- [Data provided]:
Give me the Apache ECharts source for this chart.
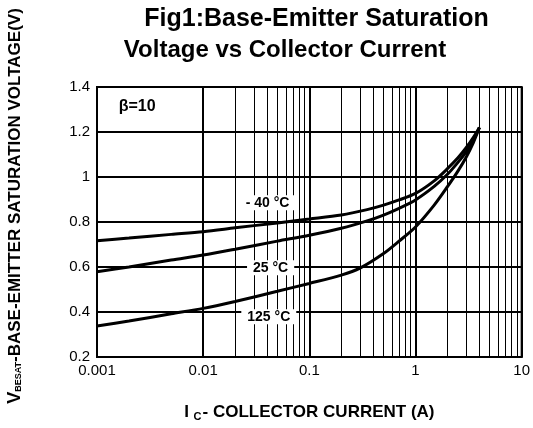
<!DOCTYPE html>
<html><head><meta charset="utf-8">
<script src="https://cdn.jsdelivr.net/npm/echarts@6/dist/echarts.min.js"></script>
<style>html,body{margin:0;padding:0;background:#fff}#c{width:533px;height:428px}</style>
</head><body><div id="c"></div>
<script>
// ---- data ----
const xTickLabels = ['0.001', '0.01', '0.1', '1', '10'];
const yTickLabels = ['0.2', '0.4', '0.6', '0.8', '1', '1.2', '1.4'];

const icM40 = [0.001, 0.002, 0.005, 0.01, 0.02, 0.05, 0.1, 0.2, 0.35, 0.5, 0.7, 1, 1.5, 2, 2.5, 3, 3.5, 4];
const vbeM40 = [0.717, 0.729, 0.745, 0.757, 0.774, 0.796, 0.813, 0.831, 0.855, 0.875, 0.898, 0.927, 0.983, 1.037, 1.084, 1.130, 1.175, 1.220];

const ic25 = [0.001, 0.002, 0.005, 0.01, 0.02, 0.05, 0.1, 0.2, 0.35, 0.5, 0.7, 1, 1.5, 2, 2.5, 3, 3.5, 4];
const vbe25 = [0.579, 0.600, 0.631, 0.653, 0.679, 0.715, 0.741, 0.772, 0.805, 0.831, 0.861, 0.898, 0.958, 1.012, 1.064, 1.112, 1.163, 1.220];

const ic125 = [0.001, 0.002, 0.005, 0.01, 0.02, 0.05, 0.1, 0.2, 0.3, 0.5, 0.7, 1, 1.5, 2, 2.5, 3, 3.5, 4];
const vbe125 = [0.338, 0.360, 0.392, 0.416, 0.447, 0.492, 0.527, 0.564, 0.595, 0.660, 0.715, 0.778, 0.875, 0.957, 1.025, 1.088, 1.152, 1.220];

const seriesNames = ['- 40 °C', '25 °C', '125 °C'];
const labelIc = [0.0404, 0.0432, 0.0415];
const labelVbe = [0.886, 0.597, 0.379];
const betaText = 'β=10';
const betaPos = [0.00239, 1.312];

const titleLines = ['Fig1:Base-Emitter Saturation', 'Voltage vs Collector Current'];
const minorDecades = [0.001, 0.01, 0.1, 1];
const minorMult = [2, 3, 4, 5, 6, 7, 8, 9];

// ---- build ----
const minorX = [];
minorDecades.forEach(d => minorMult.forEach(m => minorX.push(+(d * m).toPrecision(3))));
const zip = (a, b) => a.map((v, i) => [v, b[i]]);
const FONT = '"Liberation Sans", Arial, sans-serif';

const chart = echarts.init(document.getElementById('c'), null, {renderer: 'canvas'});
const curveStyle = {color: '#000', width: 3};
const labelStyle = {
  show: true, position: 'inside', color: '#000', fontFamily: FONT, fontWeight: 'bold',
  fontSize: 14, backgroundColor: '#fff', padding: [1, 6, 0, 6]
};

chart.setOption({
  animation: false,
  backgroundColor: '#fff',
  grid: {left: 97, right: 9, top: 87, bottom: 71, show: true, borderColor: '#000', borderWidth: 2, backgroundColor: 'transparent'},
  graphic: [
    {type: 'text', x: 316.5, y: 19, style: {text: titleLines[0], font: 'bold 25px ' + FONT, fill: '#000', textAlign: 'center', textVerticalAlign: 'middle'}},
    {type: 'text', x: 285, y: 50, style: {text: titleLines[1], font: 'bold 24px ' + FONT, fill: '#000', textAlign: 'center', textVerticalAlign: 'middle'}},
    {type: 'text', x: 15, y: 206, rotation: Math.PI / 2,
      style: {
        text: '{v|V}{s|BESAT}{n|-BASE-EMITTER SATURATION VOLTAGE(V)}',
        textAlign: 'center', textVerticalAlign: 'middle', fill: '#000',
        rich: {
          v: {fontFamily: FONT, fontWeight: 'bold', fontSize: 18, color: '#000'},
          s: {fontFamily: FONT, fontWeight: 'bold', fontSize: 9, color: '#000', padding: [7, 0, 0, 0]},
          n: {fontFamily: FONT, fontWeight: 'bold', fontSize: 17, color: '#000'}
        }
      }}
  ],
  xAxis: {
    type: 'log', logBase: 10, min: 0.001, max: 10,
    axisLine: {show: true, lineStyle: {color: '#000', width: 2}},
    axisTick: {show: false},
    splitLine: {show: true, lineStyle: {color: '#000', width: 2}},
    axisLabel: {
      color: '#000', fontFamily: FONT, fontSize: 15, margin: 6,
      formatter: v => xTickLabels[Math.round(Math.log10(v)) + 3]
    },
    name: '{b|I }{s|C}{b|- COLLECTOR CURRENT (A)}',
    nameLocation: 'middle', nameGap: 46,
    nameTextStyle: {
      rich: {
        b: {fontFamily: FONT, fontWeight: 'bold', fontSize: 17, color: '#000'},
        s: {fontFamily: FONT, fontWeight: 'bold', fontSize: 11, color: '#000', padding: [8, 1, 0, 0]}
      }
    }
  },
  yAxis: {
    type: 'value', min: 0.2, max: 1.4, interval: 0.2,
    axisLine: {show: true, lineStyle: {color: '#000', width: 2}},
    axisTick: {show: false},
    splitLine: {show: true, lineStyle: {color: '#000', width: 2}},
    axisLabel: {
      color: '#000', fontFamily: FONT, fontSize: 15, margin: 7,
      formatter: v => yTickLabels[Math.round((v - 0.2) / 0.2)]
    }
  },
  series: [
    {
      type: 'line', name: 'minor-grid', data: [], z: 1, silent: true,
      markLine: {
        silent: true, symbol: ['none', 'none'], animation: false,
        label: {show: false},
        lineStyle: {color: '#000', width: 1, type: 'solid'},
        emphasis: {disabled: true},
        data: minorX.map(v => ({xAxis: v}))
      }
    },
    {type: 'line', name: seriesNames[0], data: zip(icM40, vbeM40), smooth: 0.3, showSymbol: false, lineStyle: curveStyle, z: 3},
    {type: 'line', name: seriesNames[1], data: zip(ic25, vbe25), smooth: 0.3, showSymbol: false, lineStyle: curveStyle, z: 3},
    {type: 'line', name: seriesNames[2], data: zip(ic125, vbe125), smooth: 0.3, showSymbol: false, lineStyle: curveStyle, z: 3},
    {
      type: 'line', name: 'labels', data: [], z: 5, silent: true,
      markPoint: {
        symbol: 'rect', symbolSize: 1, itemStyle: {color: 'rgba(0,0,0,0)'}, silent: true,
        label: labelStyle,
        data: seriesNames.map((n, i) => ({coord: [labelIc[i], labelVbe[i]], label: {formatter: n}}))
          .concat([{coord: betaPos, label: {formatter: betaText, fontSize: 16, padding: [2, 4, 1, 4]}}])
      }
    }
  ]
});
</script></body></html>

- [Your task]:
Exclude the images, then output the data above word for word.

- [Finished task]:
Give me the Apache ECharts source for this chart.
<!DOCTYPE html>
<html><head><meta charset="utf-8">
<script src="https://cdn.jsdelivr.net/npm/echarts@6/dist/echarts.min.js"></script>
<style>html,body{margin:0;padding:0;background:#fff}#c{width:533px;height:428px}</style>
</head><body><div id="c"></div>
<script>
// ---- data ----
const xTickLabels = ['0.001', '0.01', '0.1', '1', '10'];
const yTickLabels = ['0.2', '0.4', '0.6', '0.8', '1', '1.2', '1.4'];

const icM40 = [0.001, 0.002, 0.005, 0.01, 0.02, 0.05, 0.1, 0.2, 0.35, 0.5, 0.7, 1, 1.5, 2, 2.5, 3, 3.5, 4];
const vbeM40 = [0.717, 0.729, 0.745, 0.757, 0.774, 0.796, 0.813, 0.831, 0.855, 0.875, 0.898, 0.927, 0.983, 1.037, 1.084, 1.130, 1.175, 1.220];

const ic25 = [0.001, 0.002, 0.005, 0.01, 0.02, 0.05, 0.1, 0.2, 0.35, 0.5, 0.7, 1, 1.5, 2, 2.5, 3, 3.5, 4];
const vbe25 = [0.579, 0.600, 0.631, 0.653, 0.679, 0.715, 0.741, 0.772, 0.805, 0.831, 0.861, 0.898, 0.958, 1.012, 1.064, 1.112, 1.163, 1.220];

const ic125 = [0.001, 0.002, 0.005, 0.01, 0.02, 0.05, 0.1, 0.2, 0.3, 0.5, 0.7, 1, 1.5, 2, 2.5, 3, 3.5, 4];
const vbe125 = [0.338, 0.360, 0.392, 0.416, 0.447, 0.492, 0.527, 0.564, 0.595, 0.660, 0.715, 0.778, 0.875, 0.957, 1.025, 1.088, 1.152, 1.220];

const seriesNames = ['- 40 °C', '25 °C', '125 °C'];
const labelIc = [0.0404, 0.0432, 0.0415];
const labelVbe = [0.886, 0.597, 0.379];
const betaText = 'β=10';
const betaPos = [0.00239, 1.312];

const titleLines = ['Fig1:Base-Emitter Saturation', 'Voltage vs Collector Current'];
const minorDecades = [0.001, 0.01, 0.1, 1];
const minorMult = [2, 3, 4, 5, 6, 7, 8, 9];

// ---- build ----
const minorX = [];
minorDecades.forEach(d => minorMult.forEach(m => minorX.push(+(d * m).toPrecision(3))));
const zip = (a, b) => a.map((v, i) => [v, b[i]]);
const FONT = '"Liberation Sans", Arial, sans-serif';

const chart = echarts.init(document.getElementById('c'), null, {renderer: 'canvas'});
const curveStyle = {color: '#000', width: 3};
const labelStyle = {
  show: true, position: 'inside', color: '#000', fontFamily: FONT, fontWeight: 'bold',
  fontSize: 14, backgroundColor: '#fff', padding: [1, 6, 0, 6]
};

chart.setOption({
  animation: false,
  backgroundColor: '#fff',
  grid: {left: 97, right: 9, top: 87, bottom: 71, show: true, borderColor: '#000', borderWidth: 2, backgroundColor: 'transparent'},
  graphic: [
    {type: 'text', x: 316.5, y: 19, style: {text: titleLines[0], font: 'bold 25px ' + FONT, fill: '#000', textAlign: 'center', textVerticalAlign: 'middle'}},
    {type: 'text', x: 285, y: 50, style: {text: titleLines[1], font: 'bold 24px ' + FONT, fill: '#000', textAlign: 'center', textVerticalAlign: 'middle'}},
    {type: 'text', x: 15, y: 206, rotation: Math.PI / 2,
      style: {
        text: '{v|V}{s|BESAT}{n|-BASE-EMITTER SATURATION VOLTAGE(V)}',
        textAlign: 'center', textVerticalAlign: 'middle', fill: '#000',
        rich: {
          v: {fontFamily: FONT, fontWeight: 'bold', fontSize: 18, color: '#000'},
          s: {fontFamily: FONT, fontWeight: 'bold', fontSize: 9, color: '#000', padding: [7, 0, 0, 0]},
          n: {fontFamily: FONT, fontWeight: 'bold', fontSize: 17, color: '#000'}
        }
      }}
  ],
  xAxis: {
    type: 'log', logBase: 10, min: 0.001, max: 10,
    axisLine: {show: true, lineStyle: {color: '#000', width: 2}},
    axisTick: {show: false},
    splitLine: {show: true, lineStyle: {color: '#000', width: 2}},
    axisLabel: {
      color: '#000', fontFamily: FONT, fontSize: 15, margin: 6,
      formatter: v => xTickLabels[Math.round(Math.log10(v)) + 3]
    },
    name: '{b|I }{s|C}{b|- COLLECTOR CURRENT (A)}',
    nameLocation: 'middle', nameGap: 46,
    nameTextStyle: {
      rich: {
        b: {fontFamily: FONT, fontWeight: 'bold', fontSize: 17, color: '#000'},
        s: {fontFamily: FONT, fontWeight: 'bold', fontSize: 11, color: '#000', padding: [8, 1, 0, 0]}
      }
    }
  },
  yAxis: {
    type: 'value', min: 0.2, max: 1.4, interval: 0.2,
    axisLine: {show: true, lineStyle: {color: '#000', width: 2}},
    axisTick: {show: false},
    splitLine: {show: true, lineStyle: {color: '#000', width: 2}},
    axisLabel: {
      color: '#000', fontFamily: FONT, fontSize: 15, margin: 7,
      formatter: v => yTickLabels[Math.round((v - 0.2) / 0.2)]
    }
  },
  series: [
    {
      type: 'line', name: 'minor-grid', data: [], z: 1, silent: true,
      markLine: {
        silent: true, symbol: ['none', 'none'], animation: false,
        label: {show: false},
        lineStyle: {color: '#000', width: 1, type: 'solid'},
        emphasis: {disabled: true},
        data: minorX.map(v => ({xAxis: v}))
      }
    },
    {type: 'line', name: seriesNames[0], data: zip(icM40, vbeM40), smooth: 0.3, showSymbol: false, lineStyle: curveStyle, z: 3},
    {type: 'line', name: seriesNames[1], data: zip(ic25, vbe25), smooth: 0.3, showSymbol: false, lineStyle: curveStyle, z: 3},
    {type: 'line', name: seriesNames[2], data: zip(ic125, vbe125), smooth: 0.3, showSymbol: false, lineStyle: curveStyle, z: 3},
    {
      type: 'line', name: 'labels', data: [], z: 5, silent: true,
      markPoint: {
        symbol: 'rect', symbolSize: 1, itemStyle: {color: 'rgba(0,0,0,0)'}, silent: true,
        label: labelStyle,
        data: seriesNames.map((n, i) => ({coord: [labelIc[i], labelVbe[i]], label: {formatter: n}}))
          .concat([{coord: betaPos, label: {formatter: betaText, fontSize: 16, padding: [2, 4, 1, 4]}}])
      }
    }
  ]
});
</script></body></html>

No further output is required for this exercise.